§ Objective
Below is a listing to transcribe in full and exactly; keep the pictures out.

§ Provided data
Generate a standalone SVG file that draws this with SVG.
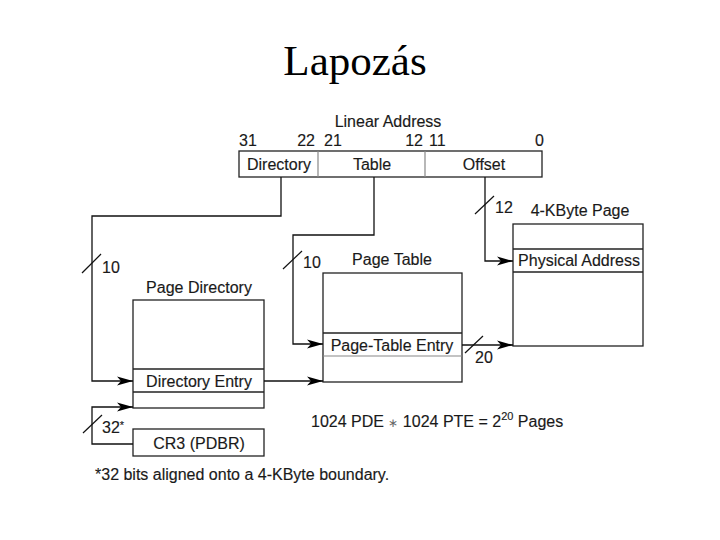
<svg xmlns="http://www.w3.org/2000/svg" width="720" height="540" viewBox="0 0 720 540">
<style>
text{font-family:"Liberation Sans",Arial,sans-serif;font-size:16px;fill:#1a1a1a;stroke:#1a1a1a;stroke-width:0.15}
.title{font-family:"Liberation Serif","Times New Roman",serif;font-size:43px;fill:#000;stroke:none}
.box{fill:#fff;stroke:#222;stroke-width:1.3}
.div{stroke:#222;stroke-width:1.3}
.ldiv{stroke:#888;stroke-width:1.2}
.wire{fill:none;stroke:#111;stroke-width:1.3}
.slash{stroke:#111;stroke-width:1.2}
.c{text-anchor:middle}
.e{text-anchor:end}
</style>
<defs>
<marker id="arr" markerUnits="userSpaceOnUse" markerWidth="18" markerHeight="12" refX="16" refY="6" orient="auto">
<path d="M0,1.5 L16,6 L0,10.5 L4,6 Z" fill="#000"/>
</marker>
</defs>
<rect width="720" height="540" fill="#fff"/>
<text class="title c" x="355" y="75">Lapozás</text>

<g id="linear-address">
<text class="c" x="388" y="127">Linear Address</text>
<text x="239" y="146">31</text>
<text class="e" x="315" y="146">22</text>
<text x="324" y="146">21</text>
<text class="e" x="423" y="146">12</text>
<text x="429" y="146">11</text>
<text class="e" x="544" y="146">0</text>
<rect class="box" x="239" y="151" width="303" height="26"/>
<line class="ldiv" x1="318" y1="151" x2="318" y2="177"/>
<line class="ldiv" x1="425" y1="151" x2="425" y2="177"/>
<text class="c" x="279" y="170">Directory</text>
<text class="c" x="372" y="170">Table</text>
<text class="c" x="484" y="170">Offset</text>
</g>

<g id="page-directory">
<text class="c" x="199" y="293">Page Directory</text>
<rect class="box" x="133" y="300" width="131" height="108"/>
<line class="div" x1="133" y1="369" x2="264" y2="369"/>
<line class="div" x1="133" y1="392" x2="264" y2="392"/>
<text class="c" x="199" y="387">Directory Entry</text>
</g>

<g id="cr3">
<rect class="box" x="133" y="429" width="131" height="27"/>
<text class="c" x="199" y="449">CR3 (PDBR)</text>
</g>

<g id="page-table">
<text class="c" x="392" y="265">Page Table</text>
<rect class="box" x="323" y="273" width="139" height="109"/>
<line class="div" x1="323" y1="333" x2="462" y2="333"/>
<line class="ldiv" x1="323" y1="356" x2="462" y2="356"/>
<text class="c" x="392" y="351">Page-Table Entry</text>
</g>

<g id="page">
<text class="c" x="580" y="216">4-KByte Page</text>
<rect class="box" x="513" y="224" width="130" height="122"/>
<line class="div" x1="513" y1="249" x2="643" y2="249"/>
<line class="div" x1="513" y1="272" x2="643" y2="272"/>
<text class="c" x="579" y="266">Physical Address</text>
</g>

<g id="connectors">
<path class="wire" d="M281,177 V216 H92 V381 H133" marker-end="url(#arr)"/>
<path class="wire" d="M374,177 V235 H293 V344 H323" marker-end="url(#arr)"/>
<path class="wire" d="M485,177 V261 H513" marker-end="url(#arr)"/>
<path class="wire" d="M264,381 H323" marker-end="url(#arr)"/>
<path class="wire" d="M462,345 H513" marker-end="url(#arr)"/>
<path class="wire" d="M133,444 H92 V407 H133" marker-end="url(#arr)"/>
<line class="slash" x1="82" y1="273" x2="101" y2="254"/>
<text x="102" y="273">10</text>
<line class="slash" x1="283" y1="269" x2="302" y2="251"/>
<text x="303" y="268">10</text>
<line class="slash" x1="475" y1="214" x2="494" y2="196"/>
<text x="495" y="213">12</text>
<line class="slash" x1="465" y1="353" x2="483" y2="336"/>
<text x="475" y="363">20</text>
<line class="slash" x1="83" y1="433" x2="102" y2="415"/>
<text x="102" y="433">32<tspan font-size="11" dy="-4">*</tspan></text>
</g>

<text x="311" y="427">1024 PDE <tspan font-size="12" fill="#666" stroke="none">∗</tspan> 1024 PTE = 2<tspan font-size="11" dy="-7">20</tspan><tspan dy="7"> Pages</tspan></text>
<text x="95" y="480">*32 bits aligned onto a 4-KByte boundary.</text>
</svg>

§ The output
Generate a standalone SVG file that draws this with SVG.
<svg xmlns="http://www.w3.org/2000/svg" width="720" height="540" viewBox="0 0 720 540">
<style>
text{font-family:"Liberation Sans",Arial,sans-serif;font-size:16px;fill:#1a1a1a;stroke:#1a1a1a;stroke-width:0.15}
.title{font-family:"Liberation Serif","Times New Roman",serif;font-size:43px;fill:#000;stroke:none}
.box{fill:#fff;stroke:#222;stroke-width:1.3}
.div{stroke:#222;stroke-width:1.3}
.ldiv{stroke:#888;stroke-width:1.2}
.wire{fill:none;stroke:#111;stroke-width:1.3}
.slash{stroke:#111;stroke-width:1.2}
.c{text-anchor:middle}
.e{text-anchor:end}
</style>
<defs>
<marker id="arr" markerUnits="userSpaceOnUse" markerWidth="18" markerHeight="12" refX="16" refY="6" orient="auto">
<path d="M0,1.5 L16,6 L0,10.5 L4,6 Z" fill="#000"/>
</marker>
</defs>
<rect width="720" height="540" fill="#fff"/>
<text class="title c" x="355" y="75">Lapozás</text>

<g id="linear-address">
<text class="c" x="388" y="127">Linear Address</text>
<text x="239" y="146">31</text>
<text class="e" x="315" y="146">22</text>
<text x="324" y="146">21</text>
<text class="e" x="423" y="146">12</text>
<text x="429" y="146">11</text>
<text class="e" x="544" y="146">0</text>
<rect class="box" x="239" y="151" width="303" height="26"/>
<line class="ldiv" x1="318" y1="151" x2="318" y2="177"/>
<line class="ldiv" x1="425" y1="151" x2="425" y2="177"/>
<text class="c" x="279" y="170">Directory</text>
<text class="c" x="372" y="170">Table</text>
<text class="c" x="484" y="170">Offset</text>
</g>

<g id="page-directory">
<text class="c" x="199" y="293">Page Directory</text>
<rect class="box" x="133" y="300" width="131" height="108"/>
<line class="div" x1="133" y1="369" x2="264" y2="369"/>
<line class="div" x1="133" y1="392" x2="264" y2="392"/>
<text class="c" x="199" y="387">Directory Entry</text>
</g>

<g id="cr3">
<rect class="box" x="133" y="429" width="131" height="27"/>
<text class="c" x="199" y="449">CR3 (PDBR)</text>
</g>

<g id="page-table">
<text class="c" x="392" y="265">Page Table</text>
<rect class="box" x="323" y="273" width="139" height="109"/>
<line class="div" x1="323" y1="333" x2="462" y2="333"/>
<line class="ldiv" x1="323" y1="356" x2="462" y2="356"/>
<text class="c" x="392" y="351">Page-Table Entry</text>
</g>

<g id="page">
<text class="c" x="580" y="216">4-KByte Page</text>
<rect class="box" x="513" y="224" width="130" height="122"/>
<line class="div" x1="513" y1="249" x2="643" y2="249"/>
<line class="div" x1="513" y1="272" x2="643" y2="272"/>
<text class="c" x="579" y="266">Physical Address</text>
</g>

<g id="connectors">
<path class="wire" d="M281,177 V216 H92 V381 H133" marker-end="url(#arr)"/>
<path class="wire" d="M374,177 V235 H293 V344 H323" marker-end="url(#arr)"/>
<path class="wire" d="M485,177 V261 H513" marker-end="url(#arr)"/>
<path class="wire" d="M264,381 H323" marker-end="url(#arr)"/>
<path class="wire" d="M462,345 H513" marker-end="url(#arr)"/>
<path class="wire" d="M133,444 H92 V407 H133" marker-end="url(#arr)"/>
<line class="slash" x1="82" y1="273" x2="101" y2="254"/>
<text x="102" y="273">10</text>
<line class="slash" x1="283" y1="269" x2="302" y2="251"/>
<text x="303" y="268">10</text>
<line class="slash" x1="475" y1="214" x2="494" y2="196"/>
<text x="495" y="213">12</text>
<line class="slash" x1="465" y1="353" x2="483" y2="336"/>
<text x="475" y="363">20</text>
<line class="slash" x1="83" y1="433" x2="102" y2="415"/>
<text x="102" y="433">32<tspan font-size="11" dy="-4">*</tspan></text>
</g>

<text x="311" y="427">1024 PDE <tspan font-size="12" fill="#666" stroke="none">∗</tspan> 1024 PTE = 2<tspan font-size="11" dy="-7">20</tspan><tspan dy="7"> Pages</tspan></text>
<text x="95" y="480">*32 bits aligned onto a 4-KByte boundary.</text>
</svg>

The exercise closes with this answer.